• _Recorded information_
____________________

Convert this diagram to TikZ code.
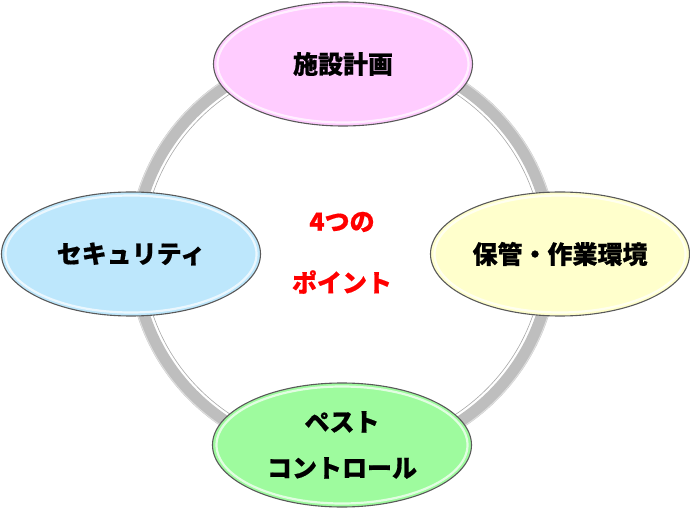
\documentclass[tikz,border=0pt]{standalone}
\usepackage{fontspec}
\newfontfamily\jp{Noto Sans CJK JP}[BoldFeatures={FakeBold=0.6}]
\usetikzlibrary{shapes.geometric}
\definecolor{ringgray}{HTML}{BEBEBE}
\definecolor{ringline}{HTML}{A8A8A8}
\definecolor{edgegray}{HTML}{5A5A5A}
\definecolor{cpink}{HTML}{FFCCFF}
\definecolor{cblue}{HTML}{BDE7FC}
\definecolor{cyellow}{HTML}{FFFFCC}
\definecolor{cgreen}{HTML}{9EFB9E}
\definecolor{cred}{HTML}{FF0000}
\tikzset{
  bubble/.style={ellipse, draw=edgegray, line width=1.1pt, inner sep=0pt,
    minimum width=259pt, minimum height=124pt, align=center,
    font=\jp\bfseries\fontsize{25pt}{46pt}\selectfont, text=black},
  glow/.style={white, line width=2.2pt, opacity=0.7},
  redtext/.style={font=\jp\bfseries\fontsize{25pt}{28pt}\selectfont, text=cred, inner sep=0pt},
  ringband/.style={ringgray, line width=12.5pt},
  ringedge/.style={ringline, line width=0.6pt},
  ringhigh/.style={white, line width=1pt, opacity=0.5}
}
\begin{document}
\begin{tikzpicture}[x=1pt,y=-1pt]
\useasboundingbox (0,0) rectangle (690,510);
\coordinate (c) at (343,254);
% ring
\draw[ringband] (c) ellipse [x radius=209, y radius=203];
\draw[ringhigh] (c) ellipse [x radius=214.5, y radius=208.5];
\draw[ringedge] (c) ellipse [x radius=200, y radius=194];
% bubbles
\node[bubble, fill=cpink] (top) at (343,64) {施設計画};
\node[bubble, fill=cblue] (left) at (131,254) {セキュリティ};
\node[bubble, fill=cyellow] (right) at (560,254) {保管・作業環境};
\node[bubble, fill=cgreen] (bottom) at (342,445) {ペスト\\コントロール};
% inner highlights
\foreach \p in {(343,64),(131,254),(560,254),(342,445)}{
  \draw[glow] \p ellipse [x radius=125.5, y radius=58.5];
}
% center text
\node[redtext] (t1) at (342,222) {4つの};
\node[redtext] (t2) at (342,282) {ポイント};
\end{tikzpicture}
\end{document}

____________________

• _What is asked_
Write out again every line above exactly as given; the pictures do not belong in the copy.

• _Exercise answer_
Convert this diagram to TikZ code.
\documentclass[tikz,border=0pt]{standalone}
\usepackage{fontspec}
\newfontfamily\jp{Noto Sans CJK JP}[BoldFeatures={FakeBold=0.6}]
\usetikzlibrary{shapes.geometric}
\definecolor{ringgray}{HTML}{BEBEBE}
\definecolor{ringline}{HTML}{A8A8A8}
\definecolor{edgegray}{HTML}{5A5A5A}
\definecolor{cpink}{HTML}{FFCCFF}
\definecolor{cblue}{HTML}{BDE7FC}
\definecolor{cyellow}{HTML}{FFFFCC}
\definecolor{cgreen}{HTML}{9EFB9E}
\definecolor{cred}{HTML}{FF0000}
\tikzset{
  bubble/.style={ellipse, draw=edgegray, line width=1.1pt, inner sep=0pt,
    minimum width=259pt, minimum height=124pt, align=center,
    font=\jp\bfseries\fontsize{25pt}{46pt}\selectfont, text=black},
  glow/.style={white, line width=2.2pt, opacity=0.7},
  redtext/.style={font=\jp\bfseries\fontsize{25pt}{28pt}\selectfont, text=cred, inner sep=0pt},
  ringband/.style={ringgray, line width=12.5pt},
  ringedge/.style={ringline, line width=0.6pt},
  ringhigh/.style={white, line width=1pt, opacity=0.5}
}
\begin{document}
\begin{tikzpicture}[x=1pt,y=-1pt]
\useasboundingbox (0,0) rectangle (690,510);
\coordinate (c) at (343,254);
% ring
\draw[ringband] (c) ellipse [x radius=209, y radius=203];
\draw[ringhigh] (c) ellipse [x radius=214.5, y radius=208.5];
\draw[ringedge] (c) ellipse [x radius=200, y radius=194];
% bubbles
\node[bubble, fill=cpink] (top) at (343,64) {施設計画};
\node[bubble, fill=cblue] (left) at (131,254) {セキュリティ};
\node[bubble, fill=cyellow] (right) at (560,254) {保管・作業環境};
\node[bubble, fill=cgreen] (bottom) at (342,445) {ペスト\\コントロール};
% inner highlights
\foreach \p in {(343,64),(131,254),(560,254),(342,445)}{
  \draw[glow] \p ellipse [x radius=125.5, y radius=58.5];
}
% center text
\node[redtext] (t1) at (342,222) {4つの};
\node[redtext] (t2) at (342,282) {ポイント};
\end{tikzpicture}
\end{document}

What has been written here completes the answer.